Separately, his acquisition of Twitter and subsequent hard-right political turn has drawn criticism from crypto figures on both the left and the right — the left seeing him as an amplifier of harmful speech, and the right occasionally frustrated when his policy positions diverge from theirs. The X platform's content-moderation shifts have changed how crypto discourse propagates, with consequences for meme-driven tokens in particular.
Where he stands in 2026
In 2026, Musk is simultaneously running Tesla, SpaceX, xAI, X, and his political-influence operations.

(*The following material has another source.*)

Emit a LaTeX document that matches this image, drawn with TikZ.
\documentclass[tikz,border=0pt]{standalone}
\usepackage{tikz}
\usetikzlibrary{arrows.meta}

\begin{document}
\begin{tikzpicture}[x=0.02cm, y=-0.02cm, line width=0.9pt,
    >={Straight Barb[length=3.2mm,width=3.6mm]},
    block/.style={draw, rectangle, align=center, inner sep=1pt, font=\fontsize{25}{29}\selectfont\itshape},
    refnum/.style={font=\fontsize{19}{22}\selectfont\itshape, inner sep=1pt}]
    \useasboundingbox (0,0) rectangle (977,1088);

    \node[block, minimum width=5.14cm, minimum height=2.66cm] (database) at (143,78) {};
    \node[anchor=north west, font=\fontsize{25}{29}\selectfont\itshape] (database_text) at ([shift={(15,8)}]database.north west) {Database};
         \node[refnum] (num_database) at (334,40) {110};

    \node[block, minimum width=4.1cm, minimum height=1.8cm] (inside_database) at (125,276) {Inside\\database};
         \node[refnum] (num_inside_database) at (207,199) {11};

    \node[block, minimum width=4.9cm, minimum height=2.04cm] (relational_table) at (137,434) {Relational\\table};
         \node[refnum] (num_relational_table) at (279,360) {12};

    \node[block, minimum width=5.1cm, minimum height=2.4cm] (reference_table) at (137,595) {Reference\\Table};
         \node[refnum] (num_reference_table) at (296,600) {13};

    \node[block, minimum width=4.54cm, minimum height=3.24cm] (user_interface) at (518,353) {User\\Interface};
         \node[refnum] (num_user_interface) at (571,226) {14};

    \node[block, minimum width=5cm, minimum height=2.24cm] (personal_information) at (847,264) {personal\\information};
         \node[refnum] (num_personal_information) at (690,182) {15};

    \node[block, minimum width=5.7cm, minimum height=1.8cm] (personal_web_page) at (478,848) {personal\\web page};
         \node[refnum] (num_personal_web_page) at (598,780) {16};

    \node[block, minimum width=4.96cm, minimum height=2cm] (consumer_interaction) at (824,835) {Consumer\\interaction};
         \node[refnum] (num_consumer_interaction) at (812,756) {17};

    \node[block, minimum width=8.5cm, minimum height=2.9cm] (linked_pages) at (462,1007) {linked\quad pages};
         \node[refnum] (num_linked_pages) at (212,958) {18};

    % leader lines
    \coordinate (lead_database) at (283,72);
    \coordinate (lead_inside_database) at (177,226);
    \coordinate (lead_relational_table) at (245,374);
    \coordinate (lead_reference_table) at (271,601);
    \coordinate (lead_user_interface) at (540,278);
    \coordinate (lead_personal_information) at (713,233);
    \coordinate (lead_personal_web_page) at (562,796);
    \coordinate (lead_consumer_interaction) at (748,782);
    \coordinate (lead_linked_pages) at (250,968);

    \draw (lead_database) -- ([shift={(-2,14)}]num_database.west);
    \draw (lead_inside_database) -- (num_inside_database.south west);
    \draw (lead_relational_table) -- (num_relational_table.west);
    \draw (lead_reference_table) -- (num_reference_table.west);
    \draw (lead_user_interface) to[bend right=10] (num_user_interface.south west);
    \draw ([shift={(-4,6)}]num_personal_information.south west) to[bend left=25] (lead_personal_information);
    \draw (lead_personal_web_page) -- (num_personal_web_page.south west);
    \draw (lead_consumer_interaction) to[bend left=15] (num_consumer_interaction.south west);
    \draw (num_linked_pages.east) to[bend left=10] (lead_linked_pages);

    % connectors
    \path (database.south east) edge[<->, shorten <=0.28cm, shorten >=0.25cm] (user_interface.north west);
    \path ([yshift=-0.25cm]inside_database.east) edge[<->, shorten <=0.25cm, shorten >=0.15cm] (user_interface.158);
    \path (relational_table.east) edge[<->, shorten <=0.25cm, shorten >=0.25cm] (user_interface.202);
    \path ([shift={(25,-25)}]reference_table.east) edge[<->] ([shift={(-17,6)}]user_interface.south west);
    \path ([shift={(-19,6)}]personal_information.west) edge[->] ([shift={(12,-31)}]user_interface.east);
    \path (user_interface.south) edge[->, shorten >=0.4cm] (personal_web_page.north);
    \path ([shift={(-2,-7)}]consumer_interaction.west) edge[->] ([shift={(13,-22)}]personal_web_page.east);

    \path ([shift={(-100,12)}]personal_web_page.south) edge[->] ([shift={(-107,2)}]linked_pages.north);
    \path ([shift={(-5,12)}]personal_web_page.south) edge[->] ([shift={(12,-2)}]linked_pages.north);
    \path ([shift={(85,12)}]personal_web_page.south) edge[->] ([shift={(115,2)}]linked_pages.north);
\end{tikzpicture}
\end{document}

His crypto engagement is a sideshow relative to those core businesses, but it remains a persistent factor in market structure — particularly for Dogecoin, which retains a market cap in the tens of billions largely because of his ongoing association with it.
The unresolved questions around Musk's crypto involvement are whether X eventually ships integrated native crypto payments at scale, whether Tesla resumes Bitcoin accumulation or continues holding its existing position as a passive reserve, and whether his Dogecoin advocacy matures into a serious infrastructure project or remains a series of tweets. For the industry, the more honest question is how much weight to give Musk's crypto signals at all. He is a hugely influential figure whose actual commitment to the technology is modest relative to his rhetorical footprint, and treating every tweet as strategic direction has repeatedly proved to be a mistake.